Since liking different things is such a boon to our lives, bring us endless variety in every facet of experience, why do we get so angry when someone does not like something we like? I am not immune. I have a deep and abiding love for Rumors of Peace by Ella Leffland. I do not recommend it to many people because it is what I call a “precious darling” – something I feel so strongly about that if someone does not like it, I will probably think less of them.
But that is one book. Most books, if someone does not like it, I am fine. Different strokes, different folks, you know the drill.
However, it seems that in Second Life® fashion, almost everything is a precious darling.
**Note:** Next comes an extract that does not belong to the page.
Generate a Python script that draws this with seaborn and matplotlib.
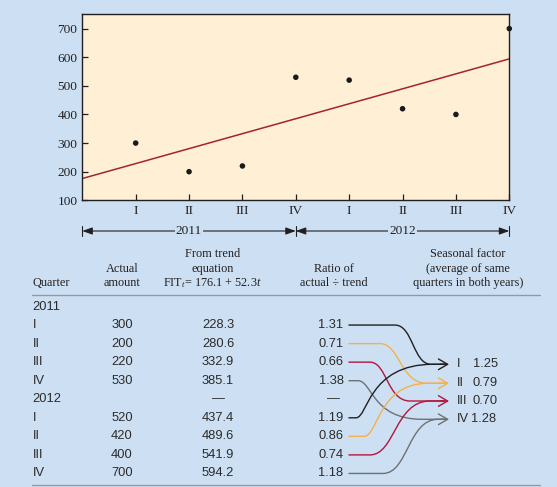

I understand that after spending hours working on something, a designer may find her self worth somehow bound up in that item. It becomes a precious darling. That’s a mistake. No object can ever hold the multiplicity that is some person’s worth – and creators need to think of their many creations less as darlings and more as rug rats – with fondness and a dash of exasperation that recognizes that nothing is perfect.
With precious darlings, if a blogger voices a mild criticism such as wishing the ads had not been morphed because they mislead about the product’s resolution a horde of fans are dispatched to prove how much that word is derived from fanatic. Of course, the goal is to send a message to other bloggers, “Don’t do this at home.” If someone mentions they did not like the layout at an event, they can find themselves banned from that event and the subject of several shaming private plurks that are less about punishing the individual and more about enforcing a social code of “See no flaw, speak no flaw.”
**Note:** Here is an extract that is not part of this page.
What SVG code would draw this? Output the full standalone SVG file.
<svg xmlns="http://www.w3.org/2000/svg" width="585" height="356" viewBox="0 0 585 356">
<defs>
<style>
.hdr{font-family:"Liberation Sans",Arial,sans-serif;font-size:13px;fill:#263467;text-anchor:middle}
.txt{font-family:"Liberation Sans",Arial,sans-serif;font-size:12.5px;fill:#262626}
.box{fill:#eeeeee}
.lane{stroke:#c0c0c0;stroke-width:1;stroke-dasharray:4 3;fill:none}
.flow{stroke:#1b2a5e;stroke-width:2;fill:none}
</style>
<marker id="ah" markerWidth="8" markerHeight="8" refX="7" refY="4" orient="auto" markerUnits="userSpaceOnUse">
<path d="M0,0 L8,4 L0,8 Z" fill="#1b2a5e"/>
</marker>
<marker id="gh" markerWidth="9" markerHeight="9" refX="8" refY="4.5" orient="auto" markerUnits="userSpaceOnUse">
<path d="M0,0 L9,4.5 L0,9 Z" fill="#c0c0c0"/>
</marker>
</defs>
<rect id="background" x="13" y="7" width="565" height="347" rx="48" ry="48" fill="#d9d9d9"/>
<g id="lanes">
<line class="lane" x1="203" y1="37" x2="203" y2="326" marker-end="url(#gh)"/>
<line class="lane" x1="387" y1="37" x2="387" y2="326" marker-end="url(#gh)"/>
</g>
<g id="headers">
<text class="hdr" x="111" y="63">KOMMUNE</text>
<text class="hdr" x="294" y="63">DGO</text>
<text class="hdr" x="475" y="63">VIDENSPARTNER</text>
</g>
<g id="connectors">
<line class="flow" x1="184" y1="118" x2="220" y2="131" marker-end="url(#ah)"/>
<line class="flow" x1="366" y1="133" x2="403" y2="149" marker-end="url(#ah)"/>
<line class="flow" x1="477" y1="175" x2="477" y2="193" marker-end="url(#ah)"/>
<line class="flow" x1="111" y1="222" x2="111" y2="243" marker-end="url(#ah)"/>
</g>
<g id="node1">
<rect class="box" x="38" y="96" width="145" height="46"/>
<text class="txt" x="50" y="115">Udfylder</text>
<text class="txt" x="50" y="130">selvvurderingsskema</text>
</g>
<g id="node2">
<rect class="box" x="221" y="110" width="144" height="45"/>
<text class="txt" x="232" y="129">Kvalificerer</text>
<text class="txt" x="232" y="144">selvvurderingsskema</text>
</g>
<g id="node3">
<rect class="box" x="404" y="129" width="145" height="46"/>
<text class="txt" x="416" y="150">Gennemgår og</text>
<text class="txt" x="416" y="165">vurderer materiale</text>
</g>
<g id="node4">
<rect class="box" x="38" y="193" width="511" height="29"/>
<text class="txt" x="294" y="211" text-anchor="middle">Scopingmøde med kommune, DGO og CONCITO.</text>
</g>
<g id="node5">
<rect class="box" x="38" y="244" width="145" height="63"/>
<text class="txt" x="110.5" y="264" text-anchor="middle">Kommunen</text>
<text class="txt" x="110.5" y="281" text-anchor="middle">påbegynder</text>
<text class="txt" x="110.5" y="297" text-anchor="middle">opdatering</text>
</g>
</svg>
But that is silly. There are flaws. Almost everything has flaws of one kind or another. It should not be social suicide to acknowledge flaws.
Of course, how someone offers criticism is important. For example, as a trainer I was taught to identify one thing to work on – and to present that in the form of a praise sandwich. Identify one thing done well, suggest one thing that needs improvement and then highlight one other item that was done well. Thanks to the hyper-reactivity of SL fashion designers, I will sandwich my critique in the middle of a huge, sugary croissant of praise. Of course, if there are several things I don’t like, I do not blog the item because a) vanity precludes wearing something I don’t think looks good; b) I can only have so many sandwiches in one sitting; and c) it would be social suicide.
But why should it be? Why can’t we be as honest in our likes and dislikes in SL as we are in our first lives? I agree we should be polite and respect that there is real person who made that dress, a person whose ego and sensibilities are bound up in their creation. That’s true for first life designers, too, and they can react just as badly.
Designer in first and second life are mistaken, though, in their assumption that bloggers owe them 100% positivity. Bloggers are accountable to their readers, not designers. A blogger whose misdirected loyalty to designers enables them to mislead their readers will soon not have readers – and that is not good for anyone, bloggers or designers.